### EXERCISE TASK
Restate the data below word for word. Skip any images it contains.

### AVAILABLE DATA
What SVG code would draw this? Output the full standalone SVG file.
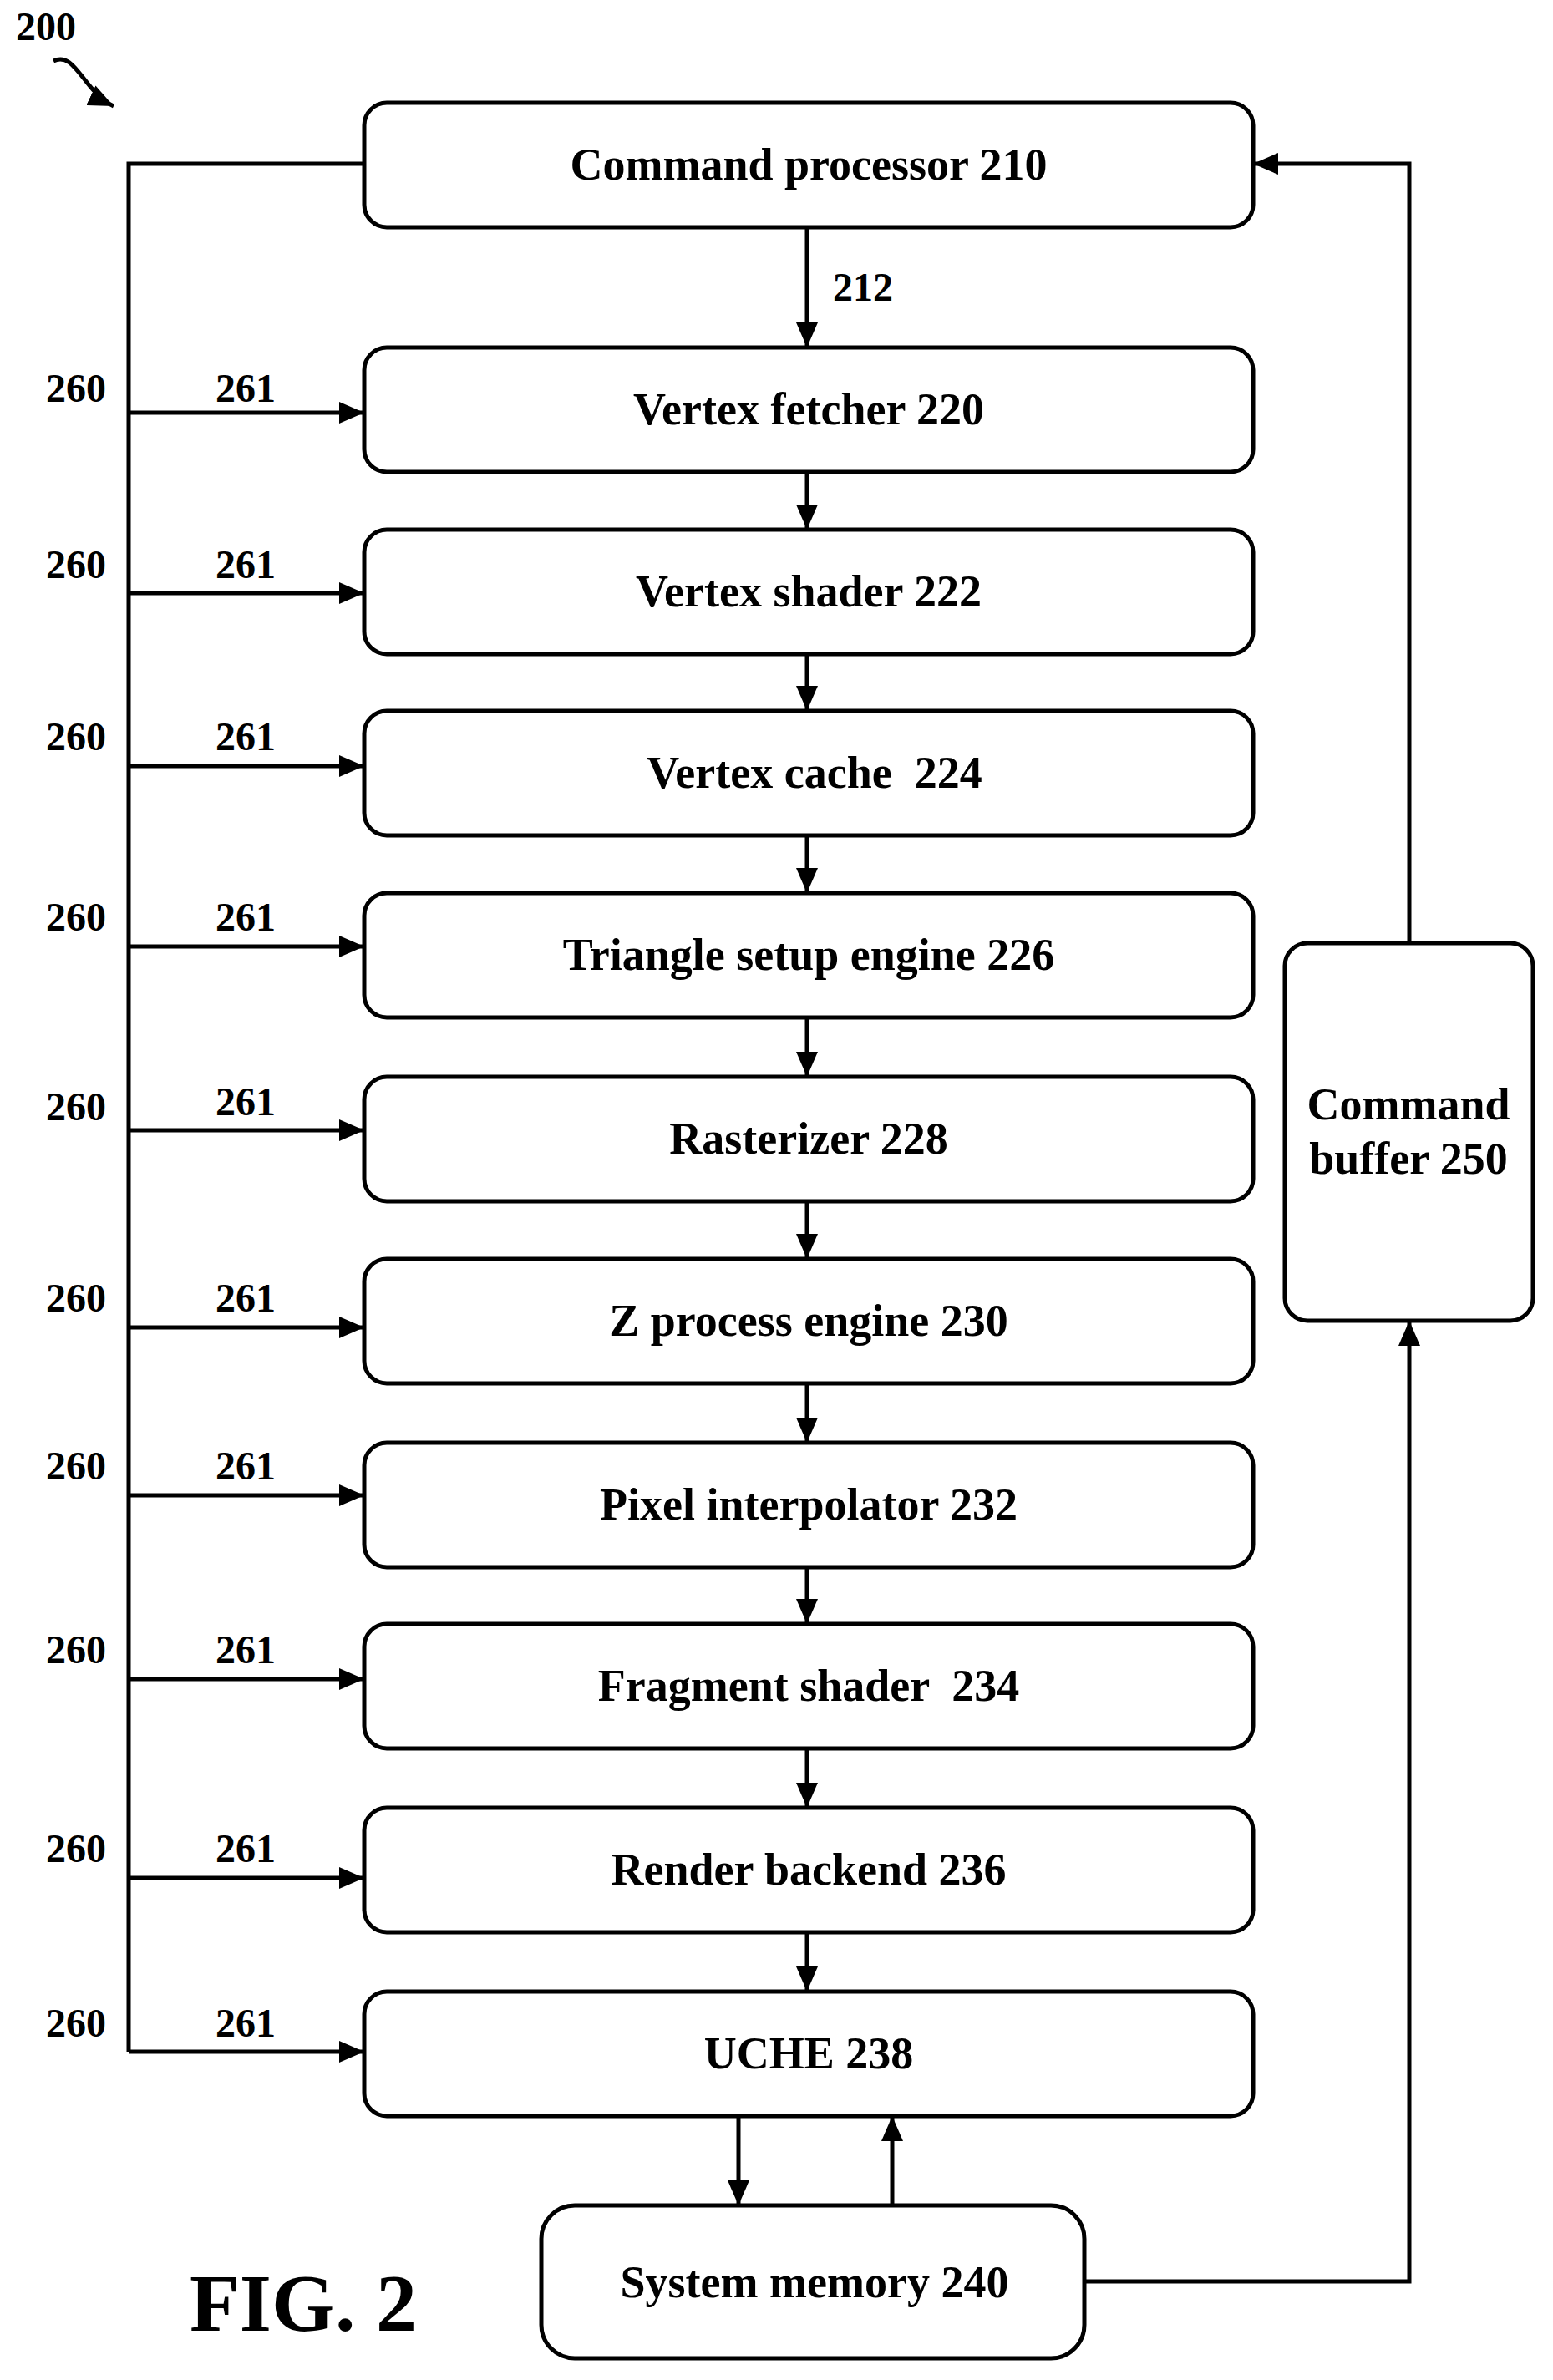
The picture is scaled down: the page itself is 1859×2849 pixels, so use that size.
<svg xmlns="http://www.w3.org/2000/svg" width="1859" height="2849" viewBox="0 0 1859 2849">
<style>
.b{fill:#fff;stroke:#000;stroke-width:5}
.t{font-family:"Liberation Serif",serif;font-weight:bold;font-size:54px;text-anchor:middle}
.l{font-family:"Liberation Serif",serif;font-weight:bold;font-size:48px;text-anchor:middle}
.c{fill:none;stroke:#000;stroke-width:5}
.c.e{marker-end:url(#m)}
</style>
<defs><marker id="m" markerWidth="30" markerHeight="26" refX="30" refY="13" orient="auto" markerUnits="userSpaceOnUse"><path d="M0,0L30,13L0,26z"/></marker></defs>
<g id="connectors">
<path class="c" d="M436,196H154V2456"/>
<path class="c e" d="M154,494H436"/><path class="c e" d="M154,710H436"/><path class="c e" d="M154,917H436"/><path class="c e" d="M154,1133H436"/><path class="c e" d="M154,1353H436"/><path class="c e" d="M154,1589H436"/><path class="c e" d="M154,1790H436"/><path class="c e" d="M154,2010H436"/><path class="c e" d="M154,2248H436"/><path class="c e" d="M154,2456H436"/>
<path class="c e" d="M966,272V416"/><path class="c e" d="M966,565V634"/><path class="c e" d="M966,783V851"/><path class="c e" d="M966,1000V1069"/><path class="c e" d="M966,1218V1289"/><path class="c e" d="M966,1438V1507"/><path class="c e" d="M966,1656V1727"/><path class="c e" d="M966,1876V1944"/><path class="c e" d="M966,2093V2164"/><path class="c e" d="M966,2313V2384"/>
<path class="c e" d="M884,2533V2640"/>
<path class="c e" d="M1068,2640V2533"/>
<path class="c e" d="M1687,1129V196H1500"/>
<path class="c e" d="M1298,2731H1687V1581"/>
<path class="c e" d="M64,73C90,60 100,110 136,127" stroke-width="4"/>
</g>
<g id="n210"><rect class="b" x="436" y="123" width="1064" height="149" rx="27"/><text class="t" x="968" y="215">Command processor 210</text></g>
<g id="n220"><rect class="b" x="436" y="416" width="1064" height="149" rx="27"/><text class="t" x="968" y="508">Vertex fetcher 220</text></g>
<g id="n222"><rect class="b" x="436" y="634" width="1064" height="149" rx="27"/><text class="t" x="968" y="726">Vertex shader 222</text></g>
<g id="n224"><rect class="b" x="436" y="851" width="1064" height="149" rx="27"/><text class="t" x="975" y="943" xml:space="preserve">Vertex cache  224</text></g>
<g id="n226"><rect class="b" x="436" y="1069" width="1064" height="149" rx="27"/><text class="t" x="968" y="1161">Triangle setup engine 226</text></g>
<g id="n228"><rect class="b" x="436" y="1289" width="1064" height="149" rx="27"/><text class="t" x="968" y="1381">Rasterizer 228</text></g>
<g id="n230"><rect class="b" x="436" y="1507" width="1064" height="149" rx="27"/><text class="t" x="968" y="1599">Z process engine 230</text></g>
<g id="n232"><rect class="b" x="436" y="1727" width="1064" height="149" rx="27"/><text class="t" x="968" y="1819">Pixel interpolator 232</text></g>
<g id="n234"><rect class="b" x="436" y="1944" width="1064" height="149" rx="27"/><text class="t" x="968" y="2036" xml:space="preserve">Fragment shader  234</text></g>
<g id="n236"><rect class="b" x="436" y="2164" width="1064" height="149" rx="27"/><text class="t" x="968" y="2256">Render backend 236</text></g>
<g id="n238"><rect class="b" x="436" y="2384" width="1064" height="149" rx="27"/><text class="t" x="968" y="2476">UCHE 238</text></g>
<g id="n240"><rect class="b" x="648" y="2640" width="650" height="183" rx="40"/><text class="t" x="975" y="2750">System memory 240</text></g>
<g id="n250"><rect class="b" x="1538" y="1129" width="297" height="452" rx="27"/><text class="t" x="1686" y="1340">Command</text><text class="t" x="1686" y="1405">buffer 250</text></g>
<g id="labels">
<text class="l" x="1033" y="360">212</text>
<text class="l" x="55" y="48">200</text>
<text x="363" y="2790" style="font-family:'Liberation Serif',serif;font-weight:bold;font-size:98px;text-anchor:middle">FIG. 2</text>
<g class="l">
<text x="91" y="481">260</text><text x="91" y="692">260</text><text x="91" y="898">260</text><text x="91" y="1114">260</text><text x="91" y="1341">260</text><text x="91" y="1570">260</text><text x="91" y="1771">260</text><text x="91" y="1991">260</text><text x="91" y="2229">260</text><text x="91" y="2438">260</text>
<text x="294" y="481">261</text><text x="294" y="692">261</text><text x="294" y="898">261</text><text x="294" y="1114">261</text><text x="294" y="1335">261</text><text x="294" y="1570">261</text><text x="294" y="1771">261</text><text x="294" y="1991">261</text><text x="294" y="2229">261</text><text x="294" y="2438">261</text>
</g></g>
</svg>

### RESPONSE BELOW
What SVG code would draw this? Output the full standalone SVG file.
The picture is scaled down: the page itself is 1859×2849 pixels, so use that size.
<svg xmlns="http://www.w3.org/2000/svg" width="1859" height="2849" viewBox="0 0 1859 2849">
<style>
.b{fill:#fff;stroke:#000;stroke-width:5}
.t{font-family:"Liberation Serif",serif;font-weight:bold;font-size:54px;text-anchor:middle}
.l{font-family:"Liberation Serif",serif;font-weight:bold;font-size:48px;text-anchor:middle}
.c{fill:none;stroke:#000;stroke-width:5}
.c.e{marker-end:url(#m)}
</style>
<defs><marker id="m" markerWidth="30" markerHeight="26" refX="30" refY="13" orient="auto" markerUnits="userSpaceOnUse"><path d="M0,0L30,13L0,26z"/></marker></defs>
<g id="connectors">
<path class="c" d="M436,196H154V2456"/>
<path class="c e" d="M154,494H436"/><path class="c e" d="M154,710H436"/><path class="c e" d="M154,917H436"/><path class="c e" d="M154,1133H436"/><path class="c e" d="M154,1353H436"/><path class="c e" d="M154,1589H436"/><path class="c e" d="M154,1790H436"/><path class="c e" d="M154,2010H436"/><path class="c e" d="M154,2248H436"/><path class="c e" d="M154,2456H436"/>
<path class="c e" d="M966,272V416"/><path class="c e" d="M966,565V634"/><path class="c e" d="M966,783V851"/><path class="c e" d="M966,1000V1069"/><path class="c e" d="M966,1218V1289"/><path class="c e" d="M966,1438V1507"/><path class="c e" d="M966,1656V1727"/><path class="c e" d="M966,1876V1944"/><path class="c e" d="M966,2093V2164"/><path class="c e" d="M966,2313V2384"/>
<path class="c e" d="M884,2533V2640"/>
<path class="c e" d="M1068,2640V2533"/>
<path class="c e" d="M1687,1129V196H1500"/>
<path class="c e" d="M1298,2731H1687V1581"/>
<path class="c e" d="M64,73C90,60 100,110 136,127" stroke-width="4"/>
</g>
<g id="n210"><rect class="b" x="436" y="123" width="1064" height="149" rx="27"/><text class="t" x="968" y="215">Command processor 210</text></g>
<g id="n220"><rect class="b" x="436" y="416" width="1064" height="149" rx="27"/><text class="t" x="968" y="508">Vertex fetcher 220</text></g>
<g id="n222"><rect class="b" x="436" y="634" width="1064" height="149" rx="27"/><text class="t" x="968" y="726">Vertex shader 222</text></g>
<g id="n224"><rect class="b" x="436" y="851" width="1064" height="149" rx="27"/><text class="t" x="975" y="943" xml:space="preserve">Vertex cache  224</text></g>
<g id="n226"><rect class="b" x="436" y="1069" width="1064" height="149" rx="27"/><text class="t" x="968" y="1161">Triangle setup engine 226</text></g>
<g id="n228"><rect class="b" x="436" y="1289" width="1064" height="149" rx="27"/><text class="t" x="968" y="1381">Rasterizer 228</text></g>
<g id="n230"><rect class="b" x="436" y="1507" width="1064" height="149" rx="27"/><text class="t" x="968" y="1599">Z process engine 230</text></g>
<g id="n232"><rect class="b" x="436" y="1727" width="1064" height="149" rx="27"/><text class="t" x="968" y="1819">Pixel interpolator 232</text></g>
<g id="n234"><rect class="b" x="436" y="1944" width="1064" height="149" rx="27"/><text class="t" x="968" y="2036" xml:space="preserve">Fragment shader  234</text></g>
<g id="n236"><rect class="b" x="436" y="2164" width="1064" height="149" rx="27"/><text class="t" x="968" y="2256">Render backend 236</text></g>
<g id="n238"><rect class="b" x="436" y="2384" width="1064" height="149" rx="27"/><text class="t" x="968" y="2476">UCHE 238</text></g>
<g id="n240"><rect class="b" x="648" y="2640" width="650" height="183" rx="40"/><text class="t" x="975" y="2750">System memory 240</text></g>
<g id="n250"><rect class="b" x="1538" y="1129" width="297" height="452" rx="27"/><text class="t" x="1686" y="1340">Command</text><text class="t" x="1686" y="1405">buffer 250</text></g>
<g id="labels">
<text class="l" x="1033" y="360">212</text>
<text class="l" x="55" y="48">200</text>
<text x="363" y="2790" style="font-family:'Liberation Serif',serif;font-weight:bold;font-size:98px;text-anchor:middle">FIG. 2</text>
<g class="l">
<text x="91" y="481">260</text><text x="91" y="692">260</text><text x="91" y="898">260</text><text x="91" y="1114">260</text><text x="91" y="1341">260</text><text x="91" y="1570">260</text><text x="91" y="1771">260</text><text x="91" y="1991">260</text><text x="91" y="2229">260</text><text x="91" y="2438">260</text>
<text x="294" y="481">261</text><text x="294" y="692">261</text><text x="294" y="898">261</text><text x="294" y="1114">261</text><text x="294" y="1335">261</text><text x="294" y="1570">261</text><text x="294" y="1771">261</text><text x="294" y="1991">261</text><text x="294" y="2229">261</text><text x="294" y="2438">261</text>
</g></g>
</svg>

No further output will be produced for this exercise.